> [SET TASK] Set down each line of the material that follows, exactly, with no pictures.

> [GIVEN INFORMATION]
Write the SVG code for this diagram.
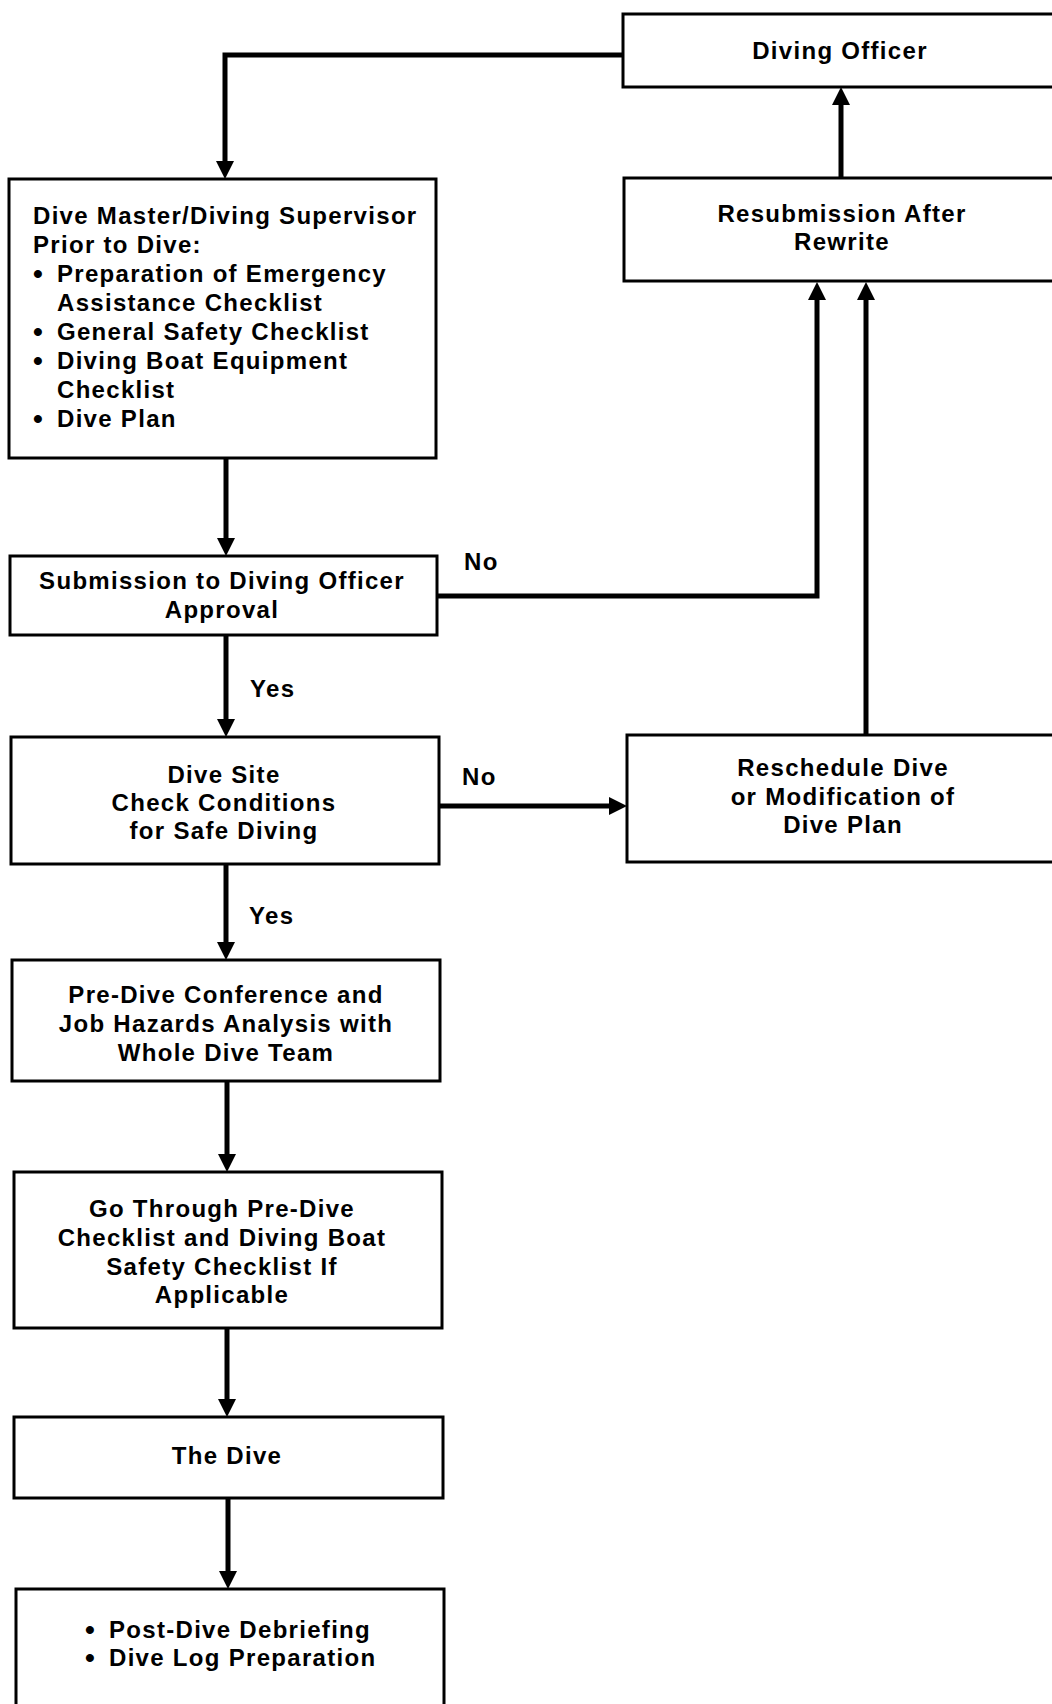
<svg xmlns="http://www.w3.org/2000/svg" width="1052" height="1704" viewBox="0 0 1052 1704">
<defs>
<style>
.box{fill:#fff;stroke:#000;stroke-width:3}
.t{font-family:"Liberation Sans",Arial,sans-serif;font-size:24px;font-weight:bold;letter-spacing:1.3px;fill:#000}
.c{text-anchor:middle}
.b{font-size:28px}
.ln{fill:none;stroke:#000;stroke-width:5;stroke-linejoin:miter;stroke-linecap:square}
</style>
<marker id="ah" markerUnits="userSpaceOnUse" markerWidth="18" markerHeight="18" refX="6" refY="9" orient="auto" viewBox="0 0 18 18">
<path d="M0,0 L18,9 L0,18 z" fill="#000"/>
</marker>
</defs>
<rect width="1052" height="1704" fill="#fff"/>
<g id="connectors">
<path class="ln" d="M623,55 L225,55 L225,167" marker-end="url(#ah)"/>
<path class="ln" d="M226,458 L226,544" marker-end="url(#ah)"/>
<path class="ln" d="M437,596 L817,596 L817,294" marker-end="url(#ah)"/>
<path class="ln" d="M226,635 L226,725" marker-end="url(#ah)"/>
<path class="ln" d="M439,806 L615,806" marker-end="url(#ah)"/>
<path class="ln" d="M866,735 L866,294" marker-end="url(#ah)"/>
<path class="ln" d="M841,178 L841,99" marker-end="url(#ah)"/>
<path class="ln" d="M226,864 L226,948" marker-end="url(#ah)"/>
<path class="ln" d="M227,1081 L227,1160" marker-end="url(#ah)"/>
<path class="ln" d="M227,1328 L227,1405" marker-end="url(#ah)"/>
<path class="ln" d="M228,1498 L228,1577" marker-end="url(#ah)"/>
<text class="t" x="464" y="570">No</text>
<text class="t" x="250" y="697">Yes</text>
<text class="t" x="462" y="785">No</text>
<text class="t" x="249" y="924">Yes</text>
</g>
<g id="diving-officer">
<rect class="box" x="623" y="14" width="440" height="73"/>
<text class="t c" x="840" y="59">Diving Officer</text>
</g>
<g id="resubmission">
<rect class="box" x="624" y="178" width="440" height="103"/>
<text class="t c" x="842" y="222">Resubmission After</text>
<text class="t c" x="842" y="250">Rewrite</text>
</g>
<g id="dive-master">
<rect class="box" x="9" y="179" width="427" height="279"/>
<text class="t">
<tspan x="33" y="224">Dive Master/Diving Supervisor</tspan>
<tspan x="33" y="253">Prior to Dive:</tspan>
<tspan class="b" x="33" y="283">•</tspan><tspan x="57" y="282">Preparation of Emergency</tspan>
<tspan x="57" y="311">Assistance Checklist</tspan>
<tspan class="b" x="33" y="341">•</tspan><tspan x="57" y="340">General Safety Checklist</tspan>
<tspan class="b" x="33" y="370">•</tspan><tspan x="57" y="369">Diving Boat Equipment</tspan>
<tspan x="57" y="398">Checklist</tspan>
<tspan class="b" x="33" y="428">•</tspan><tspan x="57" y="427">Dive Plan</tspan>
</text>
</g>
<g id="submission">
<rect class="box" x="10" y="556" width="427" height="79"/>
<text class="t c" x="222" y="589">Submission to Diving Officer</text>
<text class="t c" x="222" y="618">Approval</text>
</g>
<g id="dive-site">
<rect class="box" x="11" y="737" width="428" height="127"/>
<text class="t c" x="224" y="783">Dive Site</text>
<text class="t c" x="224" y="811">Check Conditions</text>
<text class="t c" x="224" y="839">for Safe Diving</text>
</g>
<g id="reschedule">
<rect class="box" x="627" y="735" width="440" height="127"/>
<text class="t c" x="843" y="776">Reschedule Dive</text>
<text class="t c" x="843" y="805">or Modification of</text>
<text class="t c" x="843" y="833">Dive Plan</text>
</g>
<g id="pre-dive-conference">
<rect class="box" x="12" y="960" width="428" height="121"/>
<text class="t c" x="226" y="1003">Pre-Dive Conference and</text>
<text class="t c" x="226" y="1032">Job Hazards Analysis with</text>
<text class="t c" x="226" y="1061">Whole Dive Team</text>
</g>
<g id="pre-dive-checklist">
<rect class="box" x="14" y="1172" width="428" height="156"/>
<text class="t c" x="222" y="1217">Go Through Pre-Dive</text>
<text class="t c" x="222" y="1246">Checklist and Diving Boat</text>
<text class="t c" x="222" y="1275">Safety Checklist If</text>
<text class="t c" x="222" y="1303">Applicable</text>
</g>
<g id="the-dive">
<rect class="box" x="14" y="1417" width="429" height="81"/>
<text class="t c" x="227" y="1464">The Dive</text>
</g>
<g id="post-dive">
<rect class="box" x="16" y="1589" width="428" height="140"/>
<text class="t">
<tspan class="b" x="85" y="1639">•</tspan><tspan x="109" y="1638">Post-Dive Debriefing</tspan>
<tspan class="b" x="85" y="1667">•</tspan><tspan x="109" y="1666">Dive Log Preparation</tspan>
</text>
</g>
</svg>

> [RESPONSE FOR THIS EXERCISE]
Write the SVG code for this diagram.
<svg xmlns="http://www.w3.org/2000/svg" width="1052" height="1704" viewBox="0 0 1052 1704">
<defs>
<style>
.box{fill:#fff;stroke:#000;stroke-width:3}
.t{font-family:"Liberation Sans",Arial,sans-serif;font-size:24px;font-weight:bold;letter-spacing:1.3px;fill:#000}
.c{text-anchor:middle}
.b{font-size:28px}
.ln{fill:none;stroke:#000;stroke-width:5;stroke-linejoin:miter;stroke-linecap:square}
</style>
<marker id="ah" markerUnits="userSpaceOnUse" markerWidth="18" markerHeight="18" refX="6" refY="9" orient="auto" viewBox="0 0 18 18">
<path d="M0,0 L18,9 L0,18 z" fill="#000"/>
</marker>
</defs>
<rect width="1052" height="1704" fill="#fff"/>
<g id="connectors">
<path class="ln" d="M623,55 L225,55 L225,167" marker-end="url(#ah)"/>
<path class="ln" d="M226,458 L226,544" marker-end="url(#ah)"/>
<path class="ln" d="M437,596 L817,596 L817,294" marker-end="url(#ah)"/>
<path class="ln" d="M226,635 L226,725" marker-end="url(#ah)"/>
<path class="ln" d="M439,806 L615,806" marker-end="url(#ah)"/>
<path class="ln" d="M866,735 L866,294" marker-end="url(#ah)"/>
<path class="ln" d="M841,178 L841,99" marker-end="url(#ah)"/>
<path class="ln" d="M226,864 L226,948" marker-end="url(#ah)"/>
<path class="ln" d="M227,1081 L227,1160" marker-end="url(#ah)"/>
<path class="ln" d="M227,1328 L227,1405" marker-end="url(#ah)"/>
<path class="ln" d="M228,1498 L228,1577" marker-end="url(#ah)"/>
<text class="t" x="464" y="570">No</text>
<text class="t" x="250" y="697">Yes</text>
<text class="t" x="462" y="785">No</text>
<text class="t" x="249" y="924">Yes</text>
</g>
<g id="diving-officer">
<rect class="box" x="623" y="14" width="440" height="73"/>
<text class="t c" x="840" y="59">Diving Officer</text>
</g>
<g id="resubmission">
<rect class="box" x="624" y="178" width="440" height="103"/>
<text class="t c" x="842" y="222">Resubmission After</text>
<text class="t c" x="842" y="250">Rewrite</text>
</g>
<g id="dive-master">
<rect class="box" x="9" y="179" width="427" height="279"/>
<text class="t">
<tspan x="33" y="224">Dive Master/Diving Supervisor</tspan>
<tspan x="33" y="253">Prior to Dive:</tspan>
<tspan class="b" x="33" y="283">•</tspan><tspan x="57" y="282">Preparation of Emergency</tspan>
<tspan x="57" y="311">Assistance Checklist</tspan>
<tspan class="b" x="33" y="341">•</tspan><tspan x="57" y="340">General Safety Checklist</tspan>
<tspan class="b" x="33" y="370">•</tspan><tspan x="57" y="369">Diving Boat Equipment</tspan>
<tspan x="57" y="398">Checklist</tspan>
<tspan class="b" x="33" y="428">•</tspan><tspan x="57" y="427">Dive Plan</tspan>
</text>
</g>
<g id="submission">
<rect class="box" x="10" y="556" width="427" height="79"/>
<text class="t c" x="222" y="589">Submission to Diving Officer</text>
<text class="t c" x="222" y="618">Approval</text>
</g>
<g id="dive-site">
<rect class="box" x="11" y="737" width="428" height="127"/>
<text class="t c" x="224" y="783">Dive Site</text>
<text class="t c" x="224" y="811">Check Conditions</text>
<text class="t c" x="224" y="839">for Safe Diving</text>
</g>
<g id="reschedule">
<rect class="box" x="627" y="735" width="440" height="127"/>
<text class="t c" x="843" y="776">Reschedule Dive</text>
<text class="t c" x="843" y="805">or Modification of</text>
<text class="t c" x="843" y="833">Dive Plan</text>
</g>
<g id="pre-dive-conference">
<rect class="box" x="12" y="960" width="428" height="121"/>
<text class="t c" x="226" y="1003">Pre-Dive Conference and</text>
<text class="t c" x="226" y="1032">Job Hazards Analysis with</text>
<text class="t c" x="226" y="1061">Whole Dive Team</text>
</g>
<g id="pre-dive-checklist">
<rect class="box" x="14" y="1172" width="428" height="156"/>
<text class="t c" x="222" y="1217">Go Through Pre-Dive</text>
<text class="t c" x="222" y="1246">Checklist and Diving Boat</text>
<text class="t c" x="222" y="1275">Safety Checklist If</text>
<text class="t c" x="222" y="1303">Applicable</text>
</g>
<g id="the-dive">
<rect class="box" x="14" y="1417" width="429" height="81"/>
<text class="t c" x="227" y="1464">The Dive</text>
</g>
<g id="post-dive">
<rect class="box" x="16" y="1589" width="428" height="140"/>
<text class="t">
<tspan class="b" x="85" y="1639">•</tspan><tspan x="109" y="1638">Post-Dive Debriefing</tspan>
<tspan class="b" x="85" y="1667">•</tspan><tspan x="109" y="1666">Dive Log Preparation</tspan>
</text>
</g>
</svg>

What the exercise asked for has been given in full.